Recorded data:
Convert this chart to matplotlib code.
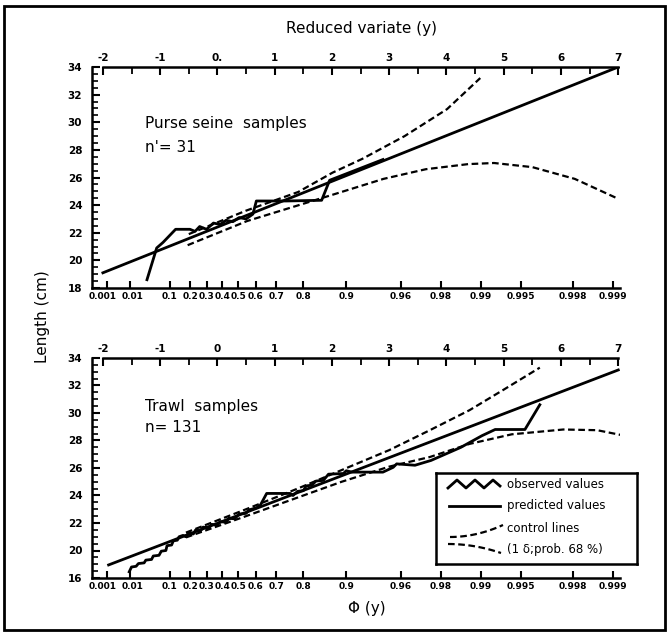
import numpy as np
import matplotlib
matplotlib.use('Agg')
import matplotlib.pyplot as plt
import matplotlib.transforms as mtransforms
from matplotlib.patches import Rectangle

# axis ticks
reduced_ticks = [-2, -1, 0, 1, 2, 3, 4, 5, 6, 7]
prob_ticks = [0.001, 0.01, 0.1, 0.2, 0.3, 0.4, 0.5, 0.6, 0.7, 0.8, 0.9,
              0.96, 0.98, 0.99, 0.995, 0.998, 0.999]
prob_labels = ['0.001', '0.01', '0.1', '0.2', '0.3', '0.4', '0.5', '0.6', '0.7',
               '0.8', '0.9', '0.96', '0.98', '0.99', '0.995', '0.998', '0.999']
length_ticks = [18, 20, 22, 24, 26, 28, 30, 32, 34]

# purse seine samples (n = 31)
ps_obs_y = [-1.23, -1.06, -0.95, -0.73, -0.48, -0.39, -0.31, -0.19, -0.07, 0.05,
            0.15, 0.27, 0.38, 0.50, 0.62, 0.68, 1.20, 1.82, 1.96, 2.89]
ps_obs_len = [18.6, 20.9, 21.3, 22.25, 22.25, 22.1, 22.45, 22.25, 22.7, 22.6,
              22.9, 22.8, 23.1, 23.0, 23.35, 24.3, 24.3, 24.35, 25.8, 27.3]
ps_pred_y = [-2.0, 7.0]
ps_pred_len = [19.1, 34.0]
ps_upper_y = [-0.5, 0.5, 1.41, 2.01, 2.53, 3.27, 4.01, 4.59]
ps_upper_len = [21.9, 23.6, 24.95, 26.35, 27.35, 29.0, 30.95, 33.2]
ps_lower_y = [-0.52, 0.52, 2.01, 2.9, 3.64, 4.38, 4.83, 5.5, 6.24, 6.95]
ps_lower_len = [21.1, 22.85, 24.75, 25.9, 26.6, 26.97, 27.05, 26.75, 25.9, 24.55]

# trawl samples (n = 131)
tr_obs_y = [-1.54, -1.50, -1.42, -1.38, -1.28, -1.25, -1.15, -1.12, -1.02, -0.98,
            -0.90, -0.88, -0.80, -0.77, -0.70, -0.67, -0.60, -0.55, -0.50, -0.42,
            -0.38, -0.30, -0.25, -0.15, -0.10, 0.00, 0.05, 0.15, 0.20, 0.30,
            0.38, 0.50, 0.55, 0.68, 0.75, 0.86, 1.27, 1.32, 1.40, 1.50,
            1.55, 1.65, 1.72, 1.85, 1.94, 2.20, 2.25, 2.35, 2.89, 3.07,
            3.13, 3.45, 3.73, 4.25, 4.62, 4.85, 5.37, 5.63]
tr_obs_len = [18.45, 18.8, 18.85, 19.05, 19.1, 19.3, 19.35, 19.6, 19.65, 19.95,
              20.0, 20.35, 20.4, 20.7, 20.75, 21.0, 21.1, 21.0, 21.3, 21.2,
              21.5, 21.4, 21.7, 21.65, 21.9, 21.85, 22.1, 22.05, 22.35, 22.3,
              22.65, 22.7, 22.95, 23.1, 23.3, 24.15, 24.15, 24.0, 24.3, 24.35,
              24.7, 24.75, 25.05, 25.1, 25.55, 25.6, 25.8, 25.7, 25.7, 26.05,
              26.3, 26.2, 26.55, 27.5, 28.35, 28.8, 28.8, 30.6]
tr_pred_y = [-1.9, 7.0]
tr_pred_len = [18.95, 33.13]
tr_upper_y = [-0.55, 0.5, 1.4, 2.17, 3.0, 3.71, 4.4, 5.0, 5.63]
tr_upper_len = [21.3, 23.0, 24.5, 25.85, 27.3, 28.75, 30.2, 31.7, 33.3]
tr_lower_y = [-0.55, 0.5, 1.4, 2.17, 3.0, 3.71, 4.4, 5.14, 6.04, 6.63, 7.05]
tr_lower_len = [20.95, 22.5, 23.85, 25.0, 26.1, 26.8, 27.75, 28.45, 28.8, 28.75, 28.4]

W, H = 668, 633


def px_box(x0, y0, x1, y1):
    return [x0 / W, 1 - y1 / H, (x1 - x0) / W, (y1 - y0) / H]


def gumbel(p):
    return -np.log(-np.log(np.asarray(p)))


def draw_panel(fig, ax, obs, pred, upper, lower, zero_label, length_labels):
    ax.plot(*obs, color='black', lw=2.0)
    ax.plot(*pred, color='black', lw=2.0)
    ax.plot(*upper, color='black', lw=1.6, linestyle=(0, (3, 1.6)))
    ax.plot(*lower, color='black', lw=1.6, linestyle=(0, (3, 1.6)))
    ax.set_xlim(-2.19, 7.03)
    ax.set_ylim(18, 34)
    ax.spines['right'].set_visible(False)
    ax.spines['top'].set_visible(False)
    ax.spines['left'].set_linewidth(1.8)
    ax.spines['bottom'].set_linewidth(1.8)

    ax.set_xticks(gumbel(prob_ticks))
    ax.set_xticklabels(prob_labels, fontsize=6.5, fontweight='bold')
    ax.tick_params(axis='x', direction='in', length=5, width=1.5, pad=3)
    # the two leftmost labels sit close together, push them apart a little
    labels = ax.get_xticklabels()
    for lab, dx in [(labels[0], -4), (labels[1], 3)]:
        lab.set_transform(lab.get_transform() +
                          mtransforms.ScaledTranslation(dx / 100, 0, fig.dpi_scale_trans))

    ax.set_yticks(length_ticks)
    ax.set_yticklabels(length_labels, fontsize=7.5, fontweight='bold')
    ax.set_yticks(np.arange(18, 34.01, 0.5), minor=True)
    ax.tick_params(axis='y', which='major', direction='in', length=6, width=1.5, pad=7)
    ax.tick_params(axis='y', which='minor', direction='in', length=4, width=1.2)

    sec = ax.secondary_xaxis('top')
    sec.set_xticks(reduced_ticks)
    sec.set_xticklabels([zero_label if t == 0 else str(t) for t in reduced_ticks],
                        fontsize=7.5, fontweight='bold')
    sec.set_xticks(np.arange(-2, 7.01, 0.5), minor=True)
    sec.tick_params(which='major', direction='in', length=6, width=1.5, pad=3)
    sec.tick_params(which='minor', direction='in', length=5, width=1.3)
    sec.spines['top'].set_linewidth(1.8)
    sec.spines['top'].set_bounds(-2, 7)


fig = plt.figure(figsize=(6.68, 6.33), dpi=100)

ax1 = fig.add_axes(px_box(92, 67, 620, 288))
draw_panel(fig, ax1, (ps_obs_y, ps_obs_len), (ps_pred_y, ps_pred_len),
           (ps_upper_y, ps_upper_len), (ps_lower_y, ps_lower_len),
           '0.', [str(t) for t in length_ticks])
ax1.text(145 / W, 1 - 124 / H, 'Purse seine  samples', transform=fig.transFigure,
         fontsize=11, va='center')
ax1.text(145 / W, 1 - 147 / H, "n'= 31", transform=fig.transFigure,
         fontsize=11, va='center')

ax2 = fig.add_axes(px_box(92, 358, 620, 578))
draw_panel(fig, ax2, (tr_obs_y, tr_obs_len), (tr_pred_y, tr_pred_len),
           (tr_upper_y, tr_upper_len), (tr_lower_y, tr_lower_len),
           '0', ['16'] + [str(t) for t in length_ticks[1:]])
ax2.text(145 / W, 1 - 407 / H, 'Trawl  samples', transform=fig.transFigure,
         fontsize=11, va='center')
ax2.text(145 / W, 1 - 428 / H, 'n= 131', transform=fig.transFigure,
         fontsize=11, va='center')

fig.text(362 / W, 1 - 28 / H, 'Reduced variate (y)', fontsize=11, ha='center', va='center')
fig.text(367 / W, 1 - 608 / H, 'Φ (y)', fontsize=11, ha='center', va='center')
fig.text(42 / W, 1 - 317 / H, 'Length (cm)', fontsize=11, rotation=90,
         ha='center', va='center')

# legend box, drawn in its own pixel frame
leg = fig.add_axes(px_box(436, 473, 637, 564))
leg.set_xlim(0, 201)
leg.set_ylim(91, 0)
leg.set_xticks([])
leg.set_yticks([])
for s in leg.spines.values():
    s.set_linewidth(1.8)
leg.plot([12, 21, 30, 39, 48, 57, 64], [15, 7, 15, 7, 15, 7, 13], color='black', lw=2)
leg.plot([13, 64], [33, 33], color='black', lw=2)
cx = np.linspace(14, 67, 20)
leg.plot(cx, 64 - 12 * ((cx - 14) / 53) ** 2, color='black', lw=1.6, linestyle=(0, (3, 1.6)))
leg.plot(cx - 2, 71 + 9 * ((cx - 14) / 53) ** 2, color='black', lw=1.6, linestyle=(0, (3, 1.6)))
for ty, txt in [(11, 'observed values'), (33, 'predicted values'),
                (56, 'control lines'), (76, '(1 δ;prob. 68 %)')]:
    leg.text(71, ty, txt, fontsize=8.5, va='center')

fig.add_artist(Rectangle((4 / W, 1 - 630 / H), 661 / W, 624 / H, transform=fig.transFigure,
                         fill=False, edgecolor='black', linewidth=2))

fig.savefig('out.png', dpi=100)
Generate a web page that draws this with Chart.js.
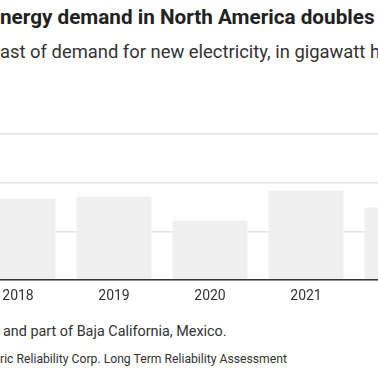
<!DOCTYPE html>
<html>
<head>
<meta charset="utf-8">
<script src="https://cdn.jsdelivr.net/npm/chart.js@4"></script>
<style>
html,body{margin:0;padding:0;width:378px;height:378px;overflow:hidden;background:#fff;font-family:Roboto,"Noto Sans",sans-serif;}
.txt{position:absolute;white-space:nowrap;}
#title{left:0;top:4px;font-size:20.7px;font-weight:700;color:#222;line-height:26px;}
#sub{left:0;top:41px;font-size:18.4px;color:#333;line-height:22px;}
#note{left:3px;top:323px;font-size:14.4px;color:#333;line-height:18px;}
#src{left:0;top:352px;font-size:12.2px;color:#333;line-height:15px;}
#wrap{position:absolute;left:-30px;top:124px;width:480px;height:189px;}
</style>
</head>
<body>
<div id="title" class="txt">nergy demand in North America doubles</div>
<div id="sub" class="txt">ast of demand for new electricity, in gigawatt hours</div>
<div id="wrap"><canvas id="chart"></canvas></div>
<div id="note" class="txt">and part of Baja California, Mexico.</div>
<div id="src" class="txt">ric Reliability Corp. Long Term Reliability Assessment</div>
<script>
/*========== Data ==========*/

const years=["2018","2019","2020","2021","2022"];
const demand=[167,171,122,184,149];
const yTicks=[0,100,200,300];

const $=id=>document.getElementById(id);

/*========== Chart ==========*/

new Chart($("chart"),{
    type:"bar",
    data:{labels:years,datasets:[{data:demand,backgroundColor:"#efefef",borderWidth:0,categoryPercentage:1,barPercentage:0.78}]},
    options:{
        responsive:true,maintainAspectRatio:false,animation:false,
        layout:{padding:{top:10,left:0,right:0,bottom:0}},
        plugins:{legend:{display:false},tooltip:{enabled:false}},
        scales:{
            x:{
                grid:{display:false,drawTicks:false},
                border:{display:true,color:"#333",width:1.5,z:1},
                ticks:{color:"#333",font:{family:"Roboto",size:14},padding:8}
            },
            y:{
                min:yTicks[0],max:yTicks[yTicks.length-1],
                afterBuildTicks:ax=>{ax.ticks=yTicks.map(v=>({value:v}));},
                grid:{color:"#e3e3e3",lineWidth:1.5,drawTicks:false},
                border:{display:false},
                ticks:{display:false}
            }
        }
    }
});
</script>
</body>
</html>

--

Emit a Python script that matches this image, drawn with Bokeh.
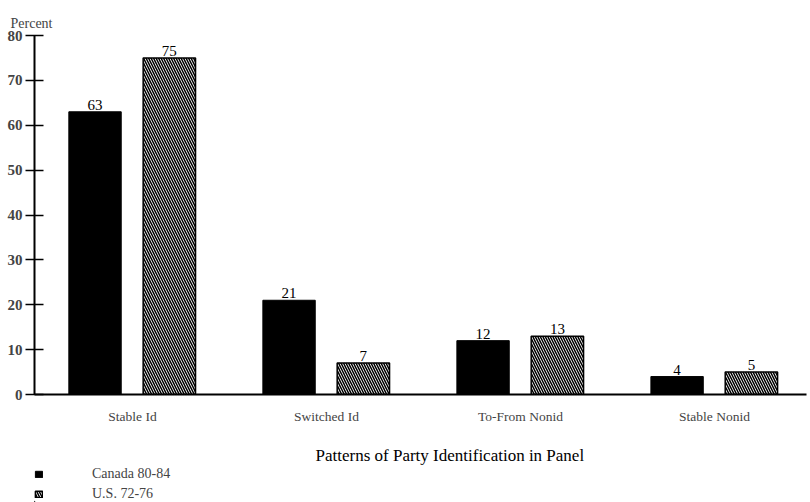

To be done: Begin with the line where "Convert this chart to matplotlib code." appears and end with the line where "length_ticks = [18, 20, 22, 24, 26, 28, 30, 32, 34]" appears. Copy only that stretch, exactly, with no pictures.

Answer to the task:
Convert this chart to matplotlib code.
import numpy as np
import matplotlib
matplotlib.use('Agg')
import matplotlib.pyplot as plt
import matplotlib.transforms as mtransforms
from matplotlib.patches import Rectangle

# axis ticks
reduced_ticks = [-2, -1, 0, 1, 2, 3, 4, 5, 6, 7]
prob_ticks = [0.001, 0.01, 0.1, 0.2, 0.3, 0.4, 0.5, 0.6, 0.7, 0.8, 0.9,
              0.96, 0.98, 0.99, 0.995, 0.998, 0.999]
prob_labels = ['0.001', '0.01', '0.1', '0.2', '0.3', '0.4', '0.5', '0.6', '0.7',
               '0.8', '0.9', '0.96', '0.98', '0.99', '0.995', '0.998', '0.999']
length_ticks = [18, 20, 22, 24, 26, 28, 30, 32, 34]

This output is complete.